**AIM OF THE EXERCISE:** Extract each line of the material that follows exactly and omit its pictures.
◇ ◇ ◇ ◇ ◇ ◇ ◇
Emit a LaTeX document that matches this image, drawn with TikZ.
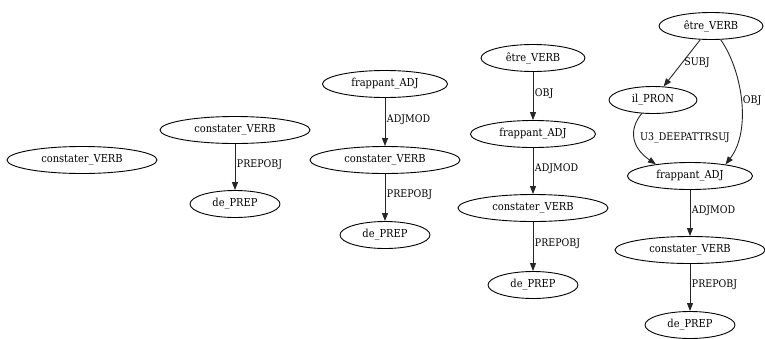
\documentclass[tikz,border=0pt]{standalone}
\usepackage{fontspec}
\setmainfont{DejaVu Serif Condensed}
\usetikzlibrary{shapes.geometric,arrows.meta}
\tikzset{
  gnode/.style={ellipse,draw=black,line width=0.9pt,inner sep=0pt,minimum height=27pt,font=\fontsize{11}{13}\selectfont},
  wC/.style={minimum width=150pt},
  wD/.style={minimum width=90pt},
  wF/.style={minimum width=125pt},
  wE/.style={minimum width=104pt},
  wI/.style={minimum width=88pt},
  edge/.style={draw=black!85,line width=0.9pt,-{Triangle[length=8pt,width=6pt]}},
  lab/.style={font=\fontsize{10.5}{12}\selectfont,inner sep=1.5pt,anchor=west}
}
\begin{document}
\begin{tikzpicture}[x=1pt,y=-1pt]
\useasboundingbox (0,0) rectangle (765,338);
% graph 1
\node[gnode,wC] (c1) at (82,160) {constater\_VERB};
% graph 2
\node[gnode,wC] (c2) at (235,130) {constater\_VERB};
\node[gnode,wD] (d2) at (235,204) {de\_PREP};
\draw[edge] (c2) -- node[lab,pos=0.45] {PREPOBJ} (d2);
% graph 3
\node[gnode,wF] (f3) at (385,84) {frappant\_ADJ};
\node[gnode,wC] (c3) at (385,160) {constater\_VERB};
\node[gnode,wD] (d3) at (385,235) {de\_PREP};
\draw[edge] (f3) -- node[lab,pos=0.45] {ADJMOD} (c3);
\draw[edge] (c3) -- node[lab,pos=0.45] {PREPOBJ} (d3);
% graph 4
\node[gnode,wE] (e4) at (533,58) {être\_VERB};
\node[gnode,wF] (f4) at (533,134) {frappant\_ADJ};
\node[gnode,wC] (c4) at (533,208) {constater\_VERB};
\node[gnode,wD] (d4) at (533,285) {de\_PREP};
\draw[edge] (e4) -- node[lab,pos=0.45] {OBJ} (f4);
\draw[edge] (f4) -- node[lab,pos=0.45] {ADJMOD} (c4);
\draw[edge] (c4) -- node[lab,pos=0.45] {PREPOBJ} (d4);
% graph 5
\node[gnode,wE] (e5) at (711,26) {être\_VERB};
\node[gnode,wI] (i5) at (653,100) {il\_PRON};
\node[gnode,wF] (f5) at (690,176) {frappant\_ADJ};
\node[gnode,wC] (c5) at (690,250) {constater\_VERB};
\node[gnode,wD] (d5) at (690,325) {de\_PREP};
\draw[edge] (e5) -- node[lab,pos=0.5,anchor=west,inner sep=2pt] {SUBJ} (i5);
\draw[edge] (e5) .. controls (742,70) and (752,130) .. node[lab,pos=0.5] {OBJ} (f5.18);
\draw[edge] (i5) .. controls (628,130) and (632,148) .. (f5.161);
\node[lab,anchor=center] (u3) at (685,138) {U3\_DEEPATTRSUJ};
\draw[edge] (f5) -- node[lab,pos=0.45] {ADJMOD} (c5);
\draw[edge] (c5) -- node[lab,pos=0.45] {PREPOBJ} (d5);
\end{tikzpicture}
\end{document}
◇ ◇ ◇ ◇ ◇ ◇ ◇
**THE OUTPUT:**
Emit a LaTeX document that matches this image, drawn with TikZ.
\documentclass[tikz,border=0pt]{standalone}
\usepackage{fontspec}
\setmainfont{DejaVu Serif Condensed}
\usetikzlibrary{shapes.geometric,arrows.meta}
\tikzset{
  gnode/.style={ellipse,draw=black,line width=0.9pt,inner sep=0pt,minimum height=27pt,font=\fontsize{11}{13}\selectfont},
  wC/.style={minimum width=150pt},
  wD/.style={minimum width=90pt},
  wF/.style={minimum width=125pt},
  wE/.style={minimum width=104pt},
  wI/.style={minimum width=88pt},
  edge/.style={draw=black!85,line width=0.9pt,-{Triangle[length=8pt,width=6pt]}},
  lab/.style={font=\fontsize{10.5}{12}\selectfont,inner sep=1.5pt,anchor=west}
}
\begin{document}
\begin{tikzpicture}[x=1pt,y=-1pt]
\useasboundingbox (0,0) rectangle (765,338);
% graph 1
\node[gnode,wC] (c1) at (82,160) {constater\_VERB};
% graph 2
\node[gnode,wC] (c2) at (235,130) {constater\_VERB};
\node[gnode,wD] (d2) at (235,204) {de\_PREP};
\draw[edge] (c2) -- node[lab,pos=0.45] {PREPOBJ} (d2);
% graph 3
\node[gnode,wF] (f3) at (385,84) {frappant\_ADJ};
\node[gnode,wC] (c3) at (385,160) {constater\_VERB};
\node[gnode,wD] (d3) at (385,235) {de\_PREP};
\draw[edge] (f3) -- node[lab,pos=0.45] {ADJMOD} (c3);
\draw[edge] (c3) -- node[lab,pos=0.45] {PREPOBJ} (d3);
% graph 4
\node[gnode,wE] (e4) at (533,58) {être\_VERB};
\node[gnode,wF] (f4) at (533,134) {frappant\_ADJ};
\node[gnode,wC] (c4) at (533,208) {constater\_VERB};
\node[gnode,wD] (d4) at (533,285) {de\_PREP};
\draw[edge] (e4) -- node[lab,pos=0.45] {OBJ} (f4);
\draw[edge] (f4) -- node[lab,pos=0.45] {ADJMOD} (c4);
\draw[edge] (c4) -- node[lab,pos=0.45] {PREPOBJ} (d4);
% graph 5
\node[gnode,wE] (e5) at (711,26) {être\_VERB};
\node[gnode,wI] (i5) at (653,100) {il\_PRON};
\node[gnode,wF] (f5) at (690,176) {frappant\_ADJ};
\node[gnode,wC] (c5) at (690,250) {constater\_VERB};
\node[gnode,wD] (d5) at (690,325) {de\_PREP};
\draw[edge] (e5) -- node[lab,pos=0.5,anchor=west,inner sep=2pt] {SUBJ} (i5);
\draw[edge] (e5) .. controls (742,70) and (752,130) .. node[lab,pos=0.5] {OBJ} (f5.18);
\draw[edge] (i5) .. controls (628,130) and (632,148) .. (f5.161);
\node[lab,anchor=center] (u3) at (685,138) {U3\_DEEPATTRSUJ};
\draw[edge] (f5) -- node[lab,pos=0.45] {ADJMOD} (c5);
\draw[edge] (c5) -- node[lab,pos=0.45] {PREPOBJ} (d5);
\end{tikzpicture}
\end{document}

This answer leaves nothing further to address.